▶ Written request: Pictures do not belong in your copy. Repeat all the other data exactly.
[START Given information]
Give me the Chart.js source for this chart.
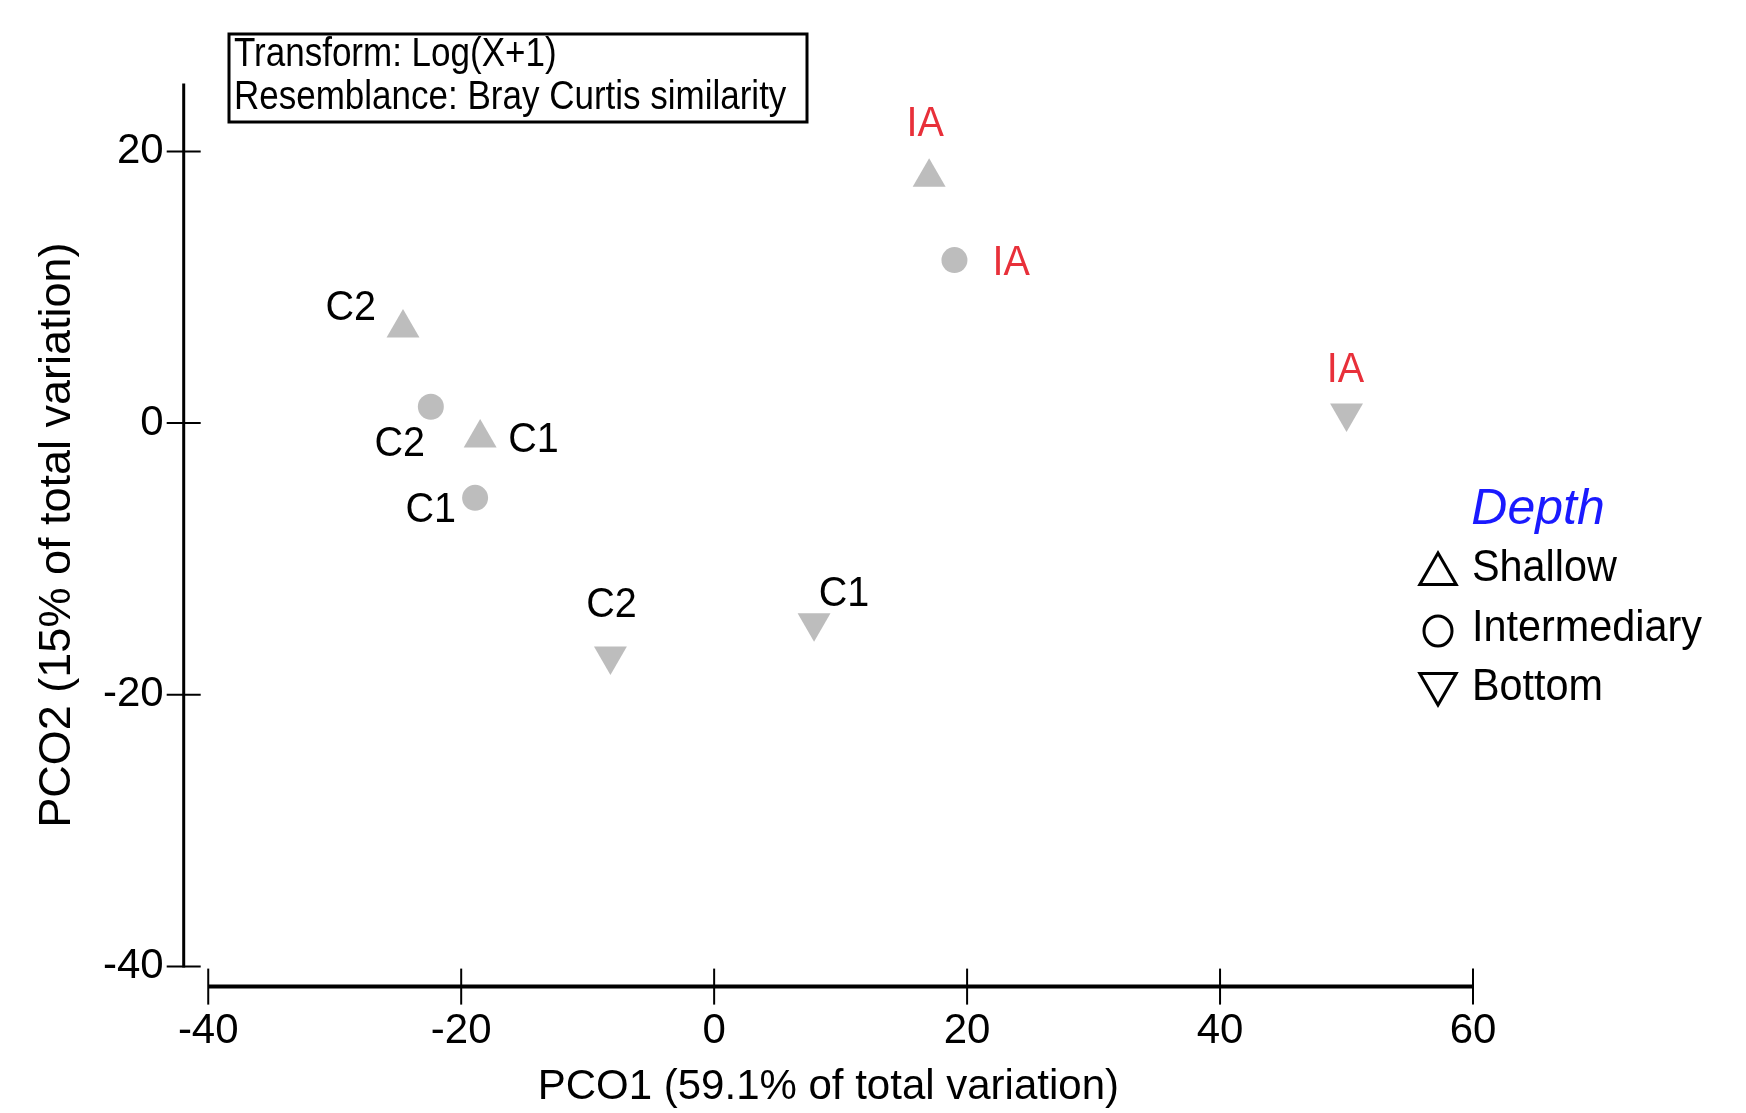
<!DOCTYPE html>
<html>
<head>
<meta charset="utf-8">
<script src="https://cdn.jsdelivr.net/npm/chart.js@4.4.1/dist/chart.umd.min.js"></script>
<style>
  html, body { margin: 0; padding: 0; background: #fff; }
  #wrap { width: 1746px; height: 1113px; }
</style>
</head>
<body>
<div id="wrap"><canvas id="pco"></canvas></div>
<script>
// PCO scores per depth (sites in order IA, C2, C1)
const sites = ['IA', 'C2', 'C1'];
const shallowX = [17.0, -24.6, -18.5];
const shallowY = [18.1, 7.0, -1.1];
const intermediaryX = [19.0, -22.4, -18.9];
const intermediaryY = [12.0, 1.2, -5.5];
const bottomX = [50.0, -8.2, 7.9];
const bottomY = [0.75, -17.15, -14.7];

const xTicks = [-40, -20, 0, 20, 40, 60];
const yTicks = [-40, -20, 0, 20];
const depthNames = ['Shallow', 'Intermediary', 'Bottom'];
const noteLines = ['Transform: Log(X+1)', 'Resemblance: Bray Curtis similarity'];

const FONT = "'Liberation Sans', Arial, sans-serif";
const GREY = '#bdbdbd';
const RED = '#e8303a';

// where each site label sits relative to its marker: [dx, dy, align]
const labelPos = [
  [[-4, -53, 'center'], [-27, -20, 'right'], [28, 2, 'left']],
  [[38, 3, 'left'], [-31, 37, 'center'], [-19, 12, 'right']],
  [[-1, -43, 'center'], [1, -51, 'center'], [30, -29, 'center']]
];

function pts(xs, ys) {
  return xs.map((x, i) => ({ x: x, y: ys[i] }));
}

// the original figure uses a slightly condensed face, so squeeze text a bit
function squeezedText(ctx, text, x, y, align, sx) {
  ctx.save();
  ctx.translate(x, y);
  ctx.scale(sx, 1);
  ctx.textAlign = align;
  ctx.fillText(text, 0, 0);
  ctx.restore();
}

Chart.defaults.font.family = FONT;
Chart.defaults.color = '#000';

// detached PRIMER-style axes: lines only span the tick range
const axesLines = {
  id: 'axesLines',
  beforeDatasetsDraw(chart) {
    const { ctx, chartArea, scales: { x, y } } = chart;
    ctx.save();
    ctx.strokeStyle = '#000';
    const ax = chartArea.left;
    ctx.lineWidth = 3;
    ctx.beginPath();
    ctx.moveTo(ax, chartArea.top);
    ctx.lineTo(ax, y.getPixelForValue(yTicks[0]) + 1);
    ctx.stroke();
    ctx.lineWidth = 2;
    yTicks.forEach(v => {
      const py = y.getPixelForValue(v);
      ctx.beginPath();
      ctx.moveTo(ax - 17, py);
      ctx.lineTo(ax + 17, py);
      ctx.stroke();
    });
    const ay = chartArea.bottom;
    ctx.lineWidth = 4;
    ctx.beginPath();
    ctx.moveTo(x.getPixelForValue(xTicks[0]), ay);
    ctx.lineTo(x.getPixelForValue(xTicks[xTicks.length - 1]), ay);
    ctx.stroke();
    ctx.lineWidth = 2;
    xTicks.forEach(v => {
      const px = x.getPixelForValue(v);
      ctx.beginPath();
      ctx.moveTo(px, ay - 18);
      ctx.lineTo(px, ay + 18);
      ctx.stroke();
    });
    ctx.restore();
  }
};

const siteLabels = {
  id: 'siteLabels',
  afterDatasetsDraw(chart) {
    const ctx = chart.ctx;
    ctx.save();
    ctx.font = '43px ' + FONT;
    ctx.textBaseline = 'middle';
    chart.data.datasets.forEach((ds, di) => {
      chart.getDatasetMeta(di).data.forEach((el, i) => {
        const p = labelPos[di][i];
        ctx.fillStyle = sites[i] === 'IA' ? RED : '#000';
        squeezedText(ctx, sites[i], el.x + p[0], el.y + p[1], p[2], 0.92);
      });
    });
    ctx.restore();
  }
};

const noteBox = {
  id: 'noteBox',
  afterDraw(chart) {
    const ctx = chart.ctx;
    ctx.save();
    ctx.strokeStyle = '#000';
    ctx.lineWidth = 3;
    ctx.strokeRect(229, 34, 578, 88);
    ctx.fillStyle = '#000';
    ctx.font = '40px ' + FONT;
    ctx.textBaseline = 'middle';
    squeezedText(ctx, noteLines[0], 234, 55, 'left', 0.875);
    squeezedText(ctx, noteLines[1], 234, 98, 'left', 0.875);
    ctx.restore();
  }
};

const depthKey = {
  id: 'depthKey',
  afterDraw(chart) {
    const ctx = chart.ctx;
    ctx.save();
    ctx.fillStyle = '#1a1aff';
    ctx.font = 'italic 50px ' + FONT;
    ctx.textAlign = 'center';
    ctx.textBaseline = 'middle';
    ctx.fillText('Depth', 1538, 510);

    const sx = 1438;
    const rows = [569, 629, 688];
    ctx.strokeStyle = '#000';
    ctx.lineWidth = 3;
    // up triangle
    let r = 21, cy = rows[0] + 5;
    ctx.beginPath();
    ctx.moveTo(sx, cy - r);
    ctx.lineTo(sx + r * 0.866, cy + r / 2);
    ctx.lineTo(sx - r * 0.866, cy + r / 2);
    ctx.closePath();
    ctx.stroke();
    // circle
    ctx.beginPath();
    ctx.ellipse(sx, rows[1] + 2, 14, 15, 0, 0, Math.PI * 2);
    ctx.stroke();
    // down triangle
    cy = rows[2] - 4;
    ctx.beginPath();
    ctx.moveTo(sx, cy + r);
    ctx.lineTo(sx + r * 0.866, cy - r / 2);
    ctx.lineTo(sx - r * 0.866, cy - r / 2);
    ctx.closePath();
    ctx.stroke();

    ctx.fillStyle = '#000';
    ctx.font = '44px ' + FONT;
    depthNames.forEach((n, i) => squeezedText(ctx, n, 1472, rows[i], 'left', 0.94));
    ctx.restore();
  }
};

new Chart(document.getElementById('pco'), {
  type: 'scatter',
  data: {
    datasets: [
      { label: depthNames[0], data: pts(shallowX, shallowY), pointStyle: 'triangle', pointRadius: 19, backgroundColor: GREY, borderWidth: 0 },
      { label: depthNames[1], data: pts(intermediaryX, intermediaryY), pointStyle: 'circle', pointRadius: 13, backgroundColor: GREY, borderWidth: 0 },
      { label: depthNames[2], data: pts(bottomX, bottomY), pointStyle: 'triangle', rotation: 180, pointRadius: 19, backgroundColor: GREY, borderWidth: 0 }
    ]
  },
  options: {
    responsive: true,
    maintainAspectRatio: false,
    animation: false,
    layout: { padding: { top: 83.5, right: 273, left: 0, bottom: 0 } },
    plugins: {
      legend: { display: false },
      tooltip: { enabled: false }
    },
    scales: {
      x: {
        type: 'linear',
        min: -41.94,
        max: 60,
        afterBuildTicks: s => { s.ticks = xTicks.map(v => ({ value: v })); },
        afterFit: s => { s.height = 126.4; },
        grid: { display: false, drawTicks: false },
        border: { display: false },
        ticks: { padding: 20, font: { size: 42 }, color: '#000' },
        title: { display: true, text: 'PCO1 (59.1% of total variation)', font: { size: 42 }, color: '#000', padding: { top: 0, bottom: 0 } }
      },
      y: {
        type: 'linear',
        min: -41.48,
        max: 25,
        afterBuildTicks: s => { s.ticks = yTicks.map(v => ({ value: v })); },
        afterFit: s => { s.width = 183.7; },
        grid: { display: false, drawTicks: false },
        border: { display: false },
        ticks: { padding: 20, font: { size: 42 }, color: '#000' },
        title: { display: true, text: 'PCO2 (15% of total variation)', font: { size: 45 }, color: '#000', padding: { top: 31, bottom: 0 } }
      }
    }
  },
  plugins: [axesLines, siteLabels, noteBox, depthKey]
});
</script>
</body>
</html>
[END Given information]
▶ Complete response:
Give me the Chart.js source for this chart.
<!DOCTYPE html>
<html>
<head>
<meta charset="utf-8">
<script src="https://cdn.jsdelivr.net/npm/chart.js@4.4.1/dist/chart.umd.min.js"></script>
<style>
  html, body { margin: 0; padding: 0; background: #fff; }
  #wrap { width: 1746px; height: 1113px; }
</style>
</head>
<body>
<div id="wrap"><canvas id="pco"></canvas></div>
<script>
// PCO scores per depth (sites in order IA, C2, C1)
const sites = ['IA', 'C2', 'C1'];
const shallowX = [17.0, -24.6, -18.5];
const shallowY = [18.1, 7.0, -1.1];
const intermediaryX = [19.0, -22.4, -18.9];
const intermediaryY = [12.0, 1.2, -5.5];
const bottomX = [50.0, -8.2, 7.9];
const bottomY = [0.75, -17.15, -14.7];

const xTicks = [-40, -20, 0, 20, 40, 60];
const yTicks = [-40, -20, 0, 20];
const depthNames = ['Shallow', 'Intermediary', 'Bottom'];
const noteLines = ['Transform: Log(X+1)', 'Resemblance: Bray Curtis similarity'];

const FONT = "'Liberation Sans', Arial, sans-serif";
const GREY = '#bdbdbd';
const RED = '#e8303a';

// where each site label sits relative to its marker: [dx, dy, align]
const labelPos = [
  [[-4, -53, 'center'], [-27, -20, 'right'], [28, 2, 'left']],
  [[38, 3, 'left'], [-31, 37, 'center'], [-19, 12, 'right']],
  [[-1, -43, 'center'], [1, -51, 'center'], [30, -29, 'center']]
];

function pts(xs, ys) {
  return xs.map((x, i) => ({ x: x, y: ys[i] }));
}

// the original figure uses a slightly condensed face, so squeeze text a bit
function squeezedText(ctx, text, x, y, align, sx) {
  ctx.save();
  ctx.translate(x, y);
  ctx.scale(sx, 1);
  ctx.textAlign = align;
  ctx.fillText(text, 0, 0);
  ctx.restore();
}

Chart.defaults.font.family = FONT;
Chart.defaults.color = '#000';

// detached PRIMER-style axes: lines only span the tick range
const axesLines = {
  id: 'axesLines',
  beforeDatasetsDraw(chart) {
    const { ctx, chartArea, scales: { x, y } } = chart;
    ctx.save();
    ctx.strokeStyle = '#000';
    const ax = chartArea.left;
    ctx.lineWidth = 3;
    ctx.beginPath();
    ctx.moveTo(ax, chartArea.top);
    ctx.lineTo(ax, y.getPixelForValue(yTicks[0]) + 1);
    ctx.stroke();
    ctx.lineWidth = 2;
    yTicks.forEach(v => {
      const py = y.getPixelForValue(v);
      ctx.beginPath();
      ctx.moveTo(ax - 17, py);
      ctx.lineTo(ax + 17, py);
      ctx.stroke();
    });
    const ay = chartArea.bottom;
    ctx.lineWidth = 4;
    ctx.beginPath();
    ctx.moveTo(x.getPixelForValue(xTicks[0]), ay);
    ctx.lineTo(x.getPixelForValue(xTicks[xTicks.length - 1]), ay);
    ctx.stroke();
    ctx.lineWidth = 2;
    xTicks.forEach(v => {
      const px = x.getPixelForValue(v);
      ctx.beginPath();
      ctx.moveTo(px, ay - 18);
      ctx.lineTo(px, ay + 18);
      ctx.stroke();
    });
    ctx.restore();
  }
};

const siteLabels = {
  id: 'siteLabels',
  afterDatasetsDraw(chart) {
    const ctx = chart.ctx;
    ctx.save();
    ctx.font = '43px ' + FONT;
    ctx.textBaseline = 'middle';
    chart.data.datasets.forEach((ds, di) => {
      chart.getDatasetMeta(di).data.forEach((el, i) => {
        const p = labelPos[di][i];
        ctx.fillStyle = sites[i] === 'IA' ? RED : '#000';
        squeezedText(ctx, sites[i], el.x + p[0], el.y + p[1], p[2], 0.92);
      });
    });
    ctx.restore();
  }
};

const noteBox = {
  id: 'noteBox',
  afterDraw(chart) {
    const ctx = chart.ctx;
    ctx.save();
    ctx.strokeStyle = '#000';
    ctx.lineWidth = 3;
    ctx.strokeRect(229, 34, 578, 88);
    ctx.fillStyle = '#000';
    ctx.font = '40px ' + FONT;
    ctx.textBaseline = 'middle';
    squeezedText(ctx, noteLines[0], 234, 55, 'left', 0.875);
    squeezedText(ctx, noteLines[1], 234, 98, 'left', 0.875);
    ctx.restore();
  }
};

const depthKey = {
  id: 'depthKey',
  afterDraw(chart) {
    const ctx = chart.ctx;
    ctx.save();
    ctx.fillStyle = '#1a1aff';
    ctx.font = 'italic 50px ' + FONT;
    ctx.textAlign = 'center';
    ctx.textBaseline = 'middle';
    ctx.fillText('Depth', 1538, 510);

    const sx = 1438;
    const rows = [569, 629, 688];
    ctx.strokeStyle = '#000';
    ctx.lineWidth = 3;
    // up triangle
    let r = 21, cy = rows[0] + 5;
    ctx.beginPath();
    ctx.moveTo(sx, cy - r);
    ctx.lineTo(sx + r * 0.866, cy + r / 2);
    ctx.lineTo(sx - r * 0.866, cy + r / 2);
    ctx.closePath();
    ctx.stroke();
    // circle
    ctx.beginPath();
    ctx.ellipse(sx, rows[1] + 2, 14, 15, 0, 0, Math.PI * 2);
    ctx.stroke();
    // down triangle
    cy = rows[2] - 4;
    ctx.beginPath();
    ctx.moveTo(sx, cy + r);
    ctx.lineTo(sx + r * 0.866, cy - r / 2);
    ctx.lineTo(sx - r * 0.866, cy - r / 2);
    ctx.closePath();
    ctx.stroke();

    ctx.fillStyle = '#000';
    ctx.font = '44px ' + FONT;
    depthNames.forEach((n, i) => squeezedText(ctx, n, 1472, rows[i], 'left', 0.94));
    ctx.restore();
  }
};

new Chart(document.getElementById('pco'), {
  type: 'scatter',
  data: {
    datasets: [
      { label: depthNames[0], data: pts(shallowX, shallowY), pointStyle: 'triangle', pointRadius: 19, backgroundColor: GREY, borderWidth: 0 },
      { label: depthNames[1], data: pts(intermediaryX, intermediaryY), pointStyle: 'circle', pointRadius: 13, backgroundColor: GREY, borderWidth: 0 },
      { label: depthNames[2], data: pts(bottomX, bottomY), pointStyle: 'triangle', rotation: 180, pointRadius: 19, backgroundColor: GREY, borderWidth: 0 }
    ]
  },
  options: {
    responsive: true,
    maintainAspectRatio: false,
    animation: false,
    layout: { padding: { top: 83.5, right: 273, left: 0, bottom: 0 } },
    plugins: {
      legend: { display: false },
      tooltip: { enabled: false }
    },
    scales: {
      x: {
        type: 'linear',
        min: -41.94,
        max: 60,
        afterBuildTicks: s => { s.ticks = xTicks.map(v => ({ value: v })); },
        afterFit: s => { s.height = 126.4; },
        grid: { display: false, drawTicks: false },
        border: { display: false },
        ticks: { padding: 20, font: { size: 42 }, color: '#000' },
        title: { display: true, text: 'PCO1 (59.1% of total variation)', font: { size: 42 }, color: '#000', padding: { top: 0, bottom: 0 } }
      },
      y: {
        type: 'linear',
        min: -41.48,
        max: 25,
        afterBuildTicks: s => { s.ticks = yTicks.map(v => ({ value: v })); },
        afterFit: s => { s.width = 183.7; },
        grid: { display: false, drawTicks: false },
        border: { display: false },
        ticks: { padding: 20, font: { size: 42 }, color: '#000' },
        title: { display: true, text: 'PCO2 (15% of total variation)', font: { size: 45 }, color: '#000', padding: { top: 31, bottom: 0 } }
      }
    }
  },
  plugins: [axesLines, siteLabels, noteBox, depthKey]
});
</script>
</body>
</html>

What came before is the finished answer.